デンマーク人は小さいころから、自分で考え、自分の意思を他人に伝える、ということを大切にしています。そして自分の人生は自分で決める、という人がほとんどです。

 

そして、デンマーク語でSelvbestemmelsesretten(日本語で自己決定権)というのですが、法律でも保証されている、国民の権利です。

 

私たちSOSUアシスタント、ヘルパーは、学校の授業の中でも、自己決定権の大切さを細かく習います。

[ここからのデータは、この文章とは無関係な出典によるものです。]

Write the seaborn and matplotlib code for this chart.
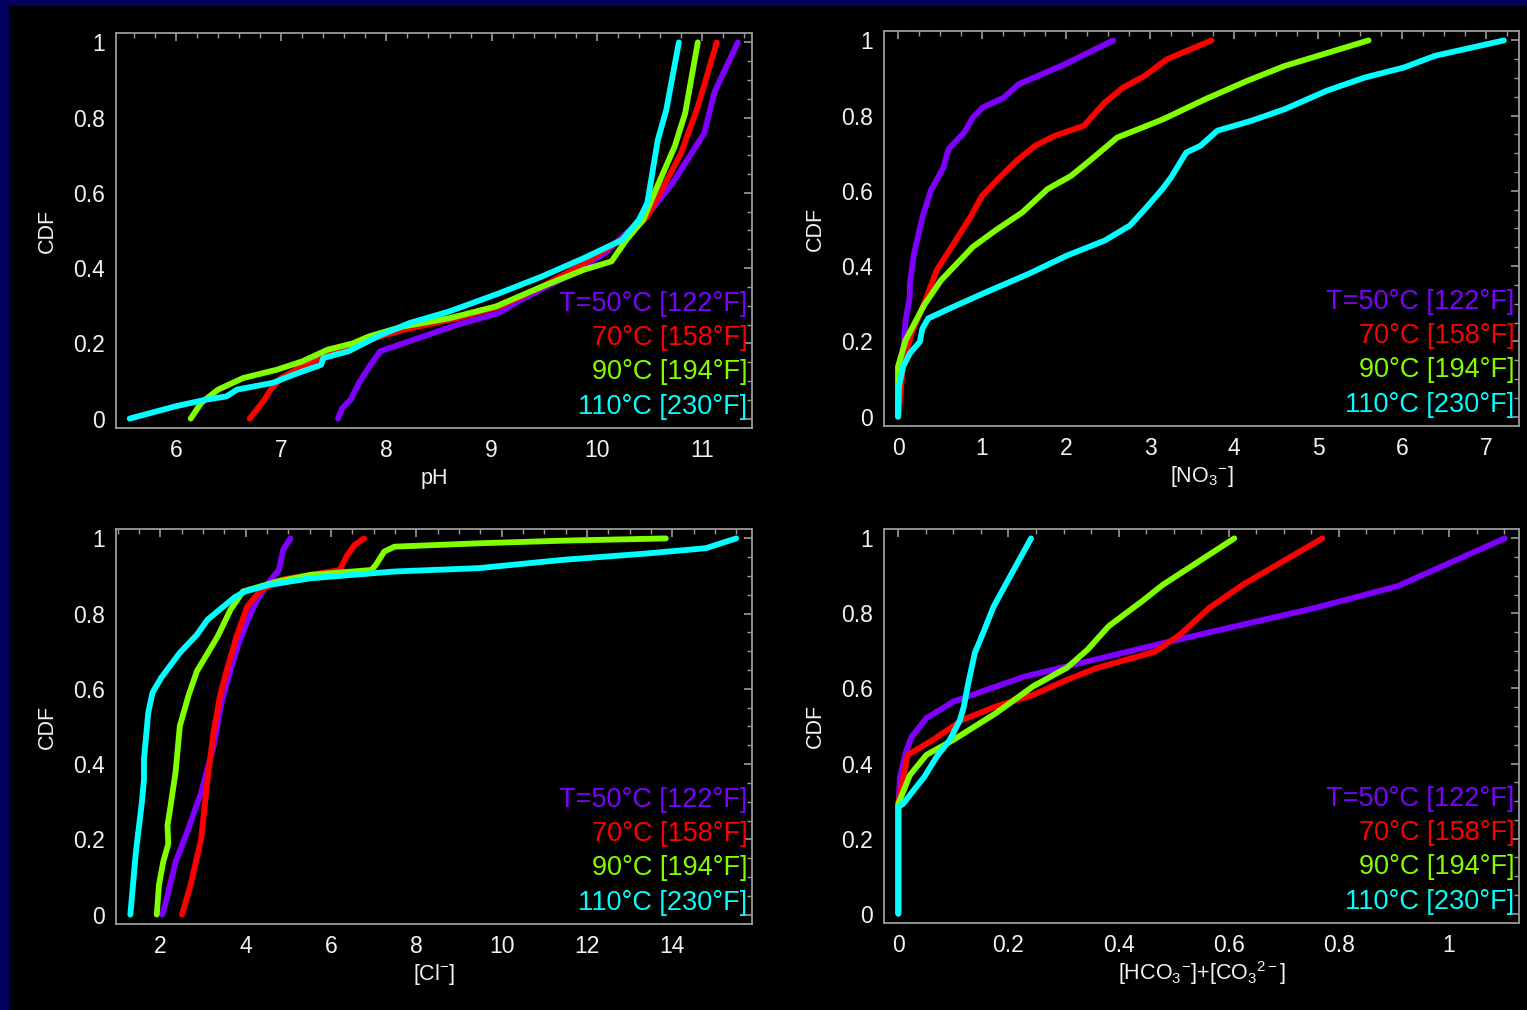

デンマークでは本当に自己決定権がとても強く、もし本人が拒否すれば、医師からの説明を本人の家族に説明することもできません。命に係わることでなければ、ほぼすべてのことの本人の同意がなければ、行うことができません

 

もちろん介護のプロとして、本人に説明したり、サポートしたりして、本人の一番いい状態を保てるようにしますが、本人が拒否すればできないことも多いです。

 

日本で働いていた時は、医師や看護師が言うなら、という高齢の方も多かったので、デンマーク人の意思表示のしっかりしたところにはとても驚きました。

 

おわりに

私がデンマークの介護現場で働いていて驚いたことを書いてみました。日本とデンマーク、似ていることや全然違うこと、色々ありますが、今回は特に働き始めのころにびっくりしたことをまとめてみました。